The document title The Helsinki Statement on enhanced clarity, support and engagement shows that the EDPB is taking a new path.(3)
There is also data protection and economic growth dimension to the G7. At its meeting in Alberta, Canada in June, they declared the importance of respecting the principle of data protection by design, to encourage responsible innovation.(4)
We can now see a trend towards economic factors playing a more dominant role at national level. I am pleased to welcome here M. Bertrand du Marais, the CNIL Commissioner who was there at the G7 in Canada, and is with us here to speak this afternoon on the CNIL’s work on privacy and mobile apps. Also, in another initiative emphasising economic growth, the CNIL published only two weeks ago a policy paper on Cybersecurity: The Economic Benefits of GDPR.(5)
In my judgement, economic factors have led to climate change, a concept which I am applying here not to the weather, but to privacy laws.
Turning to the UK …
Certainly, the UK government aimed at the Good so that the new Data (Use and Access) Act 2025 would be compatible with the Council of Europe Convention on Human Rights. Although this is normal practice, some ministers in the previous government wanted the UK to withdraw from the Convention.
The UK’s new 3 weeks old data law comes at the perfect time for this conference! And the July edition of PL&B UK Report!
Will the European Commission see the new law as “adequate”?(6)
There is a risk of losing EU adequacy status if the new law diverges too far from the EU norm. How far is too far?

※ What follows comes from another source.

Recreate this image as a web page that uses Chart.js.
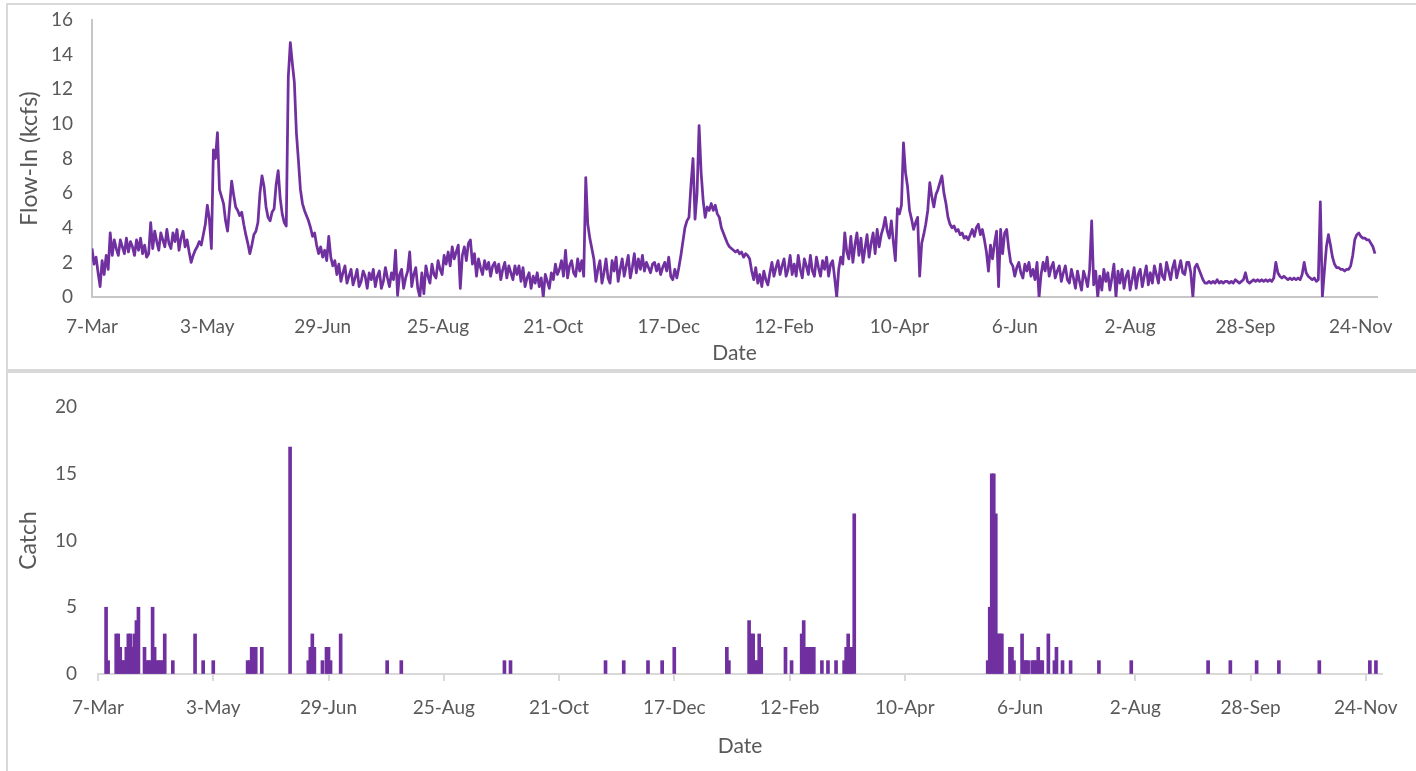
<!DOCTYPE html>
<html>
<head>
<meta charset="utf-8">
<title>Flow-In and Catch</title>
<script src="https://cdn.jsdelivr.net/npm/chart.js@4.4.1/dist/chart.umd.min.js"></script>
<style>
    html, body { margin: 0; padding: 0; background: #fff; }
    body { width: 1416px; height: 771px; position: relative; overflow: hidden; }
    .panel { position: absolute; left: 6px; width: 1440px; border: 2px solid #d9d9d9; box-sizing: border-box; }
    #flowPanel { top: 3px; height: 368px; }
    #catchPanel { top: 371px; height: 420px; }
    canvas { position: absolute; left: 0; }
    #flowChart { top: 0; }
    #catchChart { top: 371px; }
</style>
</head>
<body>
<div class="panel" id="flowPanel"></div>
<div class="panel" id="catchPanel"></div>
<canvas id="flowChart" width="1416" height="370"></canvas>
<canvas id="catchChart" width="1416" height="400"></canvas>
<script>
// x axis is days since 7-Mar, labelled every 57 days
const tickDays = [0, 57, 114, 171, 228, 285, 342, 399, 456, 513, 570, 627];
const tickLabels = ['7-Mar', '3-May', '29-Jun', '25-Aug', '21-Oct', '17-Dec', '12-Feb', '10-Apr', '6-Jun', '2-Aug', '28-Sep', '24-Nov'];
const lastDay = 635;

// daily flow-in (kcfs), one value per day from 7-Mar
const flowIn = [
    2.8, 1.9, 2.3, 1.4, 0.6, 2.1, 1.3, 2.4, 1.6, 3.7,
    2.4, 3.3, 2.8, 2.4, 3.3, 2.9, 2.5, 3.4, 2.6, 3.2,
    2.9, 2.4, 3.3, 2.7, 3.4, 2.5, 3.0, 2.3, 2.5, 4.3,
    2.8, 3.8, 3.2, 2.7, 3.7, 3.3, 2.9, 3.9, 3.1, 2.8,
    3.7, 3.2, 3.9, 2.7, 3.4, 3.8, 2.9, 3.3, 2.6, 2.0,
    2.4, 2.7, 2.9, 3.2, 3.0, 3.6, 4.2, 5.3, 4.5, 2.8,
    8.5, 8.0, 9.5, 6.2, 5.8, 5.4, 4.4, 3.8, 5.2, 6.7,
    5.9, 5.2, 5.0, 4.7, 4.9, 4.2, 3.6, 3.1, 2.5, 3.0,
    3.6, 3.8, 4.3, 6.0, 7.0, 6.4, 5.2, 4.6, 4.4, 4.9,
    5.1, 6.5, 7.3, 5.7, 4.8, 4.3, 4.1, 12.7, 14.7, 13.5,
    12.4, 9.5, 7.9, 6.2, 5.4, 5.0, 4.7, 4.4, 4.0, 3.5,
    3.7, 3.0, 2.5, 2.9, 2.3, 2.7, 2.1, 3.5, 2.3, 1.8,
    2.1, 1.3, 1.9, 0.9, 1.4, 1.8, 0.8, 1.2, 1.6, 0.7,
    1.1, 1.6, 0.6, 0.9, 1.5, 1.2, 0.5, 1.4, 1.0, 1.6,
    0.6, 1.2, 1.5, 0.5, 0.9, 1.7, 1.1, 0.6, 1.4, 1.0,
    2.7, 0.1, 1.3, 1.6, 0.5, 1.1, 1.5, 2.6, 0.6, 1.3,
    1.7, 0.5, 0.0, 1.4, 0.2, 1.8, 1.2, 0.8, 1.9, 1.3,
    1.1, 2.1, 1.6, 1.3, 2.4, 1.9, 2.6, 1.8, 2.9, 2.2,
    2.6, 3.0, 0.5, 2.4, 2.9, 2.1, 3.1, 3.3, 1.9, 2.5,
    1.2, 2.2, 1.7, 1.3, 2.1, 1.6, 2.0, 1.2, 1.8, 2.0,
    1.4, 1.9, 1.0, 1.6, 2.0, 1.1, 1.8, 1.4, 1.0, 1.8,
    1.3, 1.8, 0.9, 1.7, 0.6, 1.1, 1.4, 0.5, 1.2, 0.8,
    1.4, 0.6, 1.1, 0.0, 1.3, 0.9, 0.5, 1.4, 1.0, 1.9,
    1.3, 1.6, 2.1, 1.2, 2.7, 1.1, 1.8, 2.1, 1.4, 1.2,
    2.2, 1.5, 2.1, 1.2, 6.9, 4.2, 3.4, 2.8, 2.2, 0.9,
    1.6, 2.1, 0.8, 1.4, 2.2, 1.1, 0.8, 2.1, 1.5, 2.3,
    0.9, 1.6, 2.2, 1.2, 1.8, 2.4, 1.1, 1.7, 2.5, 1.4,
    2.2, 1.6, 2.4, 1.5, 2.0, 1.7, 1.4, 1.9, 2.0, 1.5,
    1.9, 1.3, 1.7, 2.0, 1.5, 2.3, 1.2, 1.0, 1.6, 1.1,
    1.7, 2.4, 3.2, 4.0, 4.4, 4.6, 6.5, 8.0, 4.5, 6.0,
    9.9, 7.2, 5.6, 4.6, 5.2, 5.0, 5.4, 5.0, 5.3, 4.8,
    4.6, 4.0, 3.7, 3.4, 3.1, 2.9, 2.8, 2.7, 2.6, 2.7,
    2.5, 2.6, 2.3, 2.5, 2.4, 2.2, 1.5, 1.0, 1.7, 0.8,
    1.3, 0.6, 1.5, 1.0, 0.7, 1.4, 2.0, 1.2, 1.7, 2.1,
    1.3, 1.8, 2.2, 1.2, 1.6, 2.4, 1.3, 1.9, 1.2, 2.4,
    1.6, 1.1, 2.2, 1.8, 1.3, 2.4, 1.5, 1.2, 2.3, 1.7,
    1.2, 2.1, 1.6, 2.3, 1.2, 1.9, 2.1, 1.1, 0.0, 1.6,
    2.3, 1.9, 3.7, 2.6, 2.2, 3.5, 2.0, 3.0, 3.7, 2.4,
    3.4, 2.0, 2.8, 3.6, 2.3, 3.1, 3.7, 2.5, 3.9, 2.9,
    3.6, 4.0, 4.6, 3.8, 3.4, 4.4, 3.2, 2.1, 5.1, 4.8,
    5.3, 8.9, 7.2, 6.4, 5.0, 4.5, 3.9, 4.3, 4.6, 1.2,
    3.1, 3.6, 4.2, 5.0, 6.6, 5.8, 5.2, 5.9, 6.2, 6.6,
    7.0, 6.0, 5.4, 4.6, 4.2, 4.0, 4.1, 3.8, 3.9, 3.6,
    3.7, 3.4, 3.5, 3.3, 3.6, 3.9, 3.5, 4.0, 4.2, 3.6,
    3.9, 3.3, 2.6, 1.5, 3.0, 2.2, 3.1, 3.8, 0.6, 3.9,
    2.5, 3.7, 3.9, 2.8, 2.0, 1.8, 1.2, 1.7, 2.0, 1.4,
    1.1, 1.9, 1.5, 2.0, 1.2, 1.6, 1.0, 2.0, 0.0, 1.3,
    2.0, 1.5, 2.3, 1.2, 1.7, 2.0, 1.1, 1.5, 1.8, 0.9,
    1.4, 1.8, 1.0, 0.8, 1.6, 1.1, 0.5, 1.5, 0.9, 0.4,
    1.5, 1.1, 0.6, 1.6, 4.4, 0.7, 1.5, 0.0, 1.2, 0.4,
    1.6, 0.9, 1.4, 0.4, 1.1, 1.9, 0.0, 1.5, 0.8, 1.6,
    0.5, 1.2, 1.5, 0.4, 1.0, 1.7, 0.5, 1.3, 1.6, 0.6,
    1.2, 1.8, 0.7, 1.4, 0.8, 1.8, 1.3, 0.8, 1.9, 1.2,
    1.0, 2.0, 1.5, 1.0, 1.7, 2.1, 1.1, 1.6, 2.1, 1.4,
    1.3, 2.0, 2.0, 1.4, 0.0, 1.7, 1.9, 1.6, 1.3, 1.0,
    0.8, 0.8, 0.9, 0.8, 0.9, 0.8, 1.0, 0.8, 0.9, 0.8,
    0.9, 0.9, 0.8, 0.9, 0.8, 1.0, 0.9, 0.8, 0.9, 1.0,
    1.4, 0.9, 0.8, 0.9, 1.0, 0.9, 1.0, 0.9, 1.0, 0.9,
    1.0, 0.9, 1.0, 0.9, 1.1, 2.0, 1.4, 1.2, 1.1, 1.2,
    1.1, 1.0, 1.1, 1.0, 1.1, 1.0, 1.1, 1.0, 1.3, 2.0,
    1.4, 1.2, 1.1, 1.0, 1.1, 0.9, 1.0, 5.5, 0.0, 1.5,
    2.9, 3.6, 3.0, 2.3, 1.9, 1.7, 1.7, 1.6, 1.6, 1.5,
    1.6, 1.6, 1.8, 2.4, 3.3, 3.6, 3.7, 3.5, 3.4, 3.4,
    3.3, 3.3, 3.1, 2.9, 2.5
];

// days (since 7-Mar) with a catch, and the number caught that day
const catchDays = [
    4, 5, 9, 10, 11, 12, 13, 14, 15, 16, 17, 18, 19, 20,
    23, 24, 25, 26, 27, 28, 29, 30, 31, 32, 33, 37, 48, 52, 57,
    74, 75, 76, 77, 78, 81, 95, 104, 105, 106, 107, 111, 113, 114, 115, 120,
    143, 150, 201, 204, 251, 260, 272, 279, 285,
    311, 312, 322, 323, 324, 325, 326, 327, 328, 340, 343,
    348, 349, 350, 351, 352, 353, 354, 358, 361, 365,
    369, 370, 371, 372, 373, 374,
    440, 441, 442, 443, 444, 445, 446, 447, 451, 452, 453,
    457, 458, 459, 460, 462, 463, 464, 465, 466, 467, 470, 473, 474, 477, 481,
    495, 511, 549, 560, 573, 584, 604, 629, 632
];
const catchCount = [
    5, 1, 3, 3, 2, 1, 1, 2, 3, 3, 2, 3, 4, 5,
    2, 1, 1, 1, 5, 2, 1, 1, 1, 1, 3, 1, 3, 1, 1,
    1, 1, 2, 2, 2, 2, 17, 1, 2, 3, 2, 1, 2, 2, 1, 3,
    1, 1, 1, 1, 1, 1, 1, 1, 2,
    2, 1, 4, 3, 3, 1, 1, 3, 2, 2, 1,
    3, 4, 2, 2, 2, 2, 2, 1, 1, 1,
    1, 2, 3, 2, 2, 12,
    1, 5, 15, 15, 12, 3, 3, 3, 2, 2, 1,
    3, 1, 1, 1, 1, 1, 1, 2, 1, 1, 3, 1, 2, 1, 1,
    1, 1, 1, 1, 1, 1, 1, 1, 1
];

const PURPLE = '#7030a0';
const TEXT = '#595959';
const FONT = 'Lato, "Open Sans", sans-serif';

function dateAxis(opts) {
    return {
        type: 'linear',
        min: 0,
        max: lastDay,
        offset: false,
        afterBuildTicks: function(scale) {
            scale.ticks = tickDays.map(v => ({ value: v }));
        },
        afterFit: function(scale) {
            scale.height = opts.height;
        },
        ticks: {
            autoSkip: false,
            maxRotation: 0,
            padding: opts.labelPad,
            color: TEXT,
            font: { family: FONT, size: 19 },
            callback: function(value, index) {
                return tickLabels[index];
            }
        },
        grid: {
            display: true,
            offset: false,
            drawOnChartArea: false,
            drawTicks: opts.tickLen > 0,
            tickLength: opts.tickLen,
            color: opts.axisColor,
            lineWidth: 2
        },
        border: { display: true, color: opts.axisColor, width: 2 },
        title: {
            display: true,
            text: 'Date',
            color: TEXT,
            font: { family: FONT, size: 21 },
            padding: { top: 0, bottom: opts.titlePad }
        }
    };
}

function valueAxis(opts) {
    return {
        min: 0,
        max: opts.max,
        afterFit: function(scale) {
            // fixed gutter; the layout padding already leaves room for the top label
            scale.width = opts.width;
            scale.paddingTop = 0;
            scale.paddingBottom = 0;
        },
        ticks: {
            stepSize: opts.step,
            padding: opts.labelPad,
            color: TEXT,
            font: { family: FONT, size: 19 }
        },
        grid: { display: true, drawOnChartArea: false, drawTicks: false },
        border: { display: opts.axisColor !== null, color: opts.axisColor || '#fff', width: 2 },
        title: {
            display: true,
            text: opts.title,
            color: TEXT,
            font: { family: FONT, size: 23 },
            padding: { top: opts.titlePad, bottom: 0 }
        }
    };
}

const baseOptions = {
    responsive: false,
    animation: false,
    events: [],
    plugins: {
        legend: { display: false },
        tooltip: { enabled: false }
    }
};

new Chart(document.getElementById('flowChart'), {
    type: 'line',
    data: {
        datasets: [{
            data: flowIn.map((v, i) => ({ x: i, y: v })),
            borderColor: PURPLE,
            borderWidth: 2.75,
            borderJoinStyle: 'round',
            pointRadius: 0,
            tension: 0,
            fill: false
        }]
    },
    options: {
        ...baseOptions,
        layout: { padding: { left: 0, top: 20, right: 39, bottom: 0 } },
        scales: {
            x: dateAxis({ height: 73, labelPad: 18, tickLen: 0, axisColor: '#c6c6c6', titlePad: 4 }),
            y: valueAxis({ max: 16, step: 2, width: 92, labelPad: 19, axisColor: '#c6c6c6', title: 'Flow-In (kcfs)', titlePad: 16 })
        }
    }
});

new Chart(document.getElementById('catchChart'), {
    type: 'bar',
    data: {
        datasets: [{
            data: catchDays.map((d, i) => ({ x: d, y: catchCount[i] })),
            backgroundColor: PURPLE,
            borderWidth: 0,
            barThickness: 3
        }]
    },
    options: {
        ...baseOptions,
        layout: { padding: { left: 0, top: 36, right: 34, bottom: 0 } },
        scales: {
            x: dateAxis({ height: 97, labelPad: 15, tickLen: 7, axisColor: '#d9d9d9', titlePad: 12 }),
            y: valueAxis({ max: 20, step: 5, width: 98, labelPad: 21, axisColor: null, title: 'Catch', titlePad: 15 })
        }
    }
});
</script>
</body>
</html>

For now, the UK government has the confidence that the new UK law is good enough. However, EDRi, a coalition of European Civil Rights groups, has declared that the new UK law is not good enough.(7)

Privacy Laws & Business is more than this annual conference.
We cover data law themes, the legal requirements, regulatory interpretation, and company implementation.
We publish the blue International Report, where we cover 170+ countries: laws, bills, court decisions, and interviews with companies and regulators, from which we distil practical advice and checklists of good practice.
We also publish the red UK Report in alternate months. They are available in pdf and html formats. See benefits of subscribing on page 15 in your programme and take advantage of our Introductory offer by becoming a subscriber.
Laura Linkomies, Editor, Tom Cooper, Deputy Editor and Merrill Dresner, Assistant Editor (and my wife) are here and will be happy to talk to you about the Reports. If you would like us to feature your company, please speak to any of us.
Sponsors
Thank you also to our generous sponsors for supporting this conference in many ways. In alphabetical order they are: Cooley, Dastra, Dentons, Freshfields, Latham & Watkins, Linklaters, Meta, Morrison Foerster, Phaselaw, Slaughter and May, TikTok, Westbrook Data Protection Services and White & Case.
Feedback welcome
Please respond to our feedback survey while you are here. Tell us the subjects and countries you would like PL&B to cover in future.


Future PL&B Events
You can see information in the conference programme (page 13) on our next two PL&B in-person events in London: in October on the UK, and in November on the USA. If you are a subscriber to either or both PL&B Reports and register early, these events are free!

Thank you to my PL&B colleagues named on page 2 in the programme.
Everyone tells us they enjoy the social and networking side of this conference, our meals together in the medieval hall, the walks, floating downstream in traditional punts tomorrow evening. This evening at dinner, I am sure you will enjoy The Guildhall Jazz Singers.
Thank you for listening. I declare this conference open.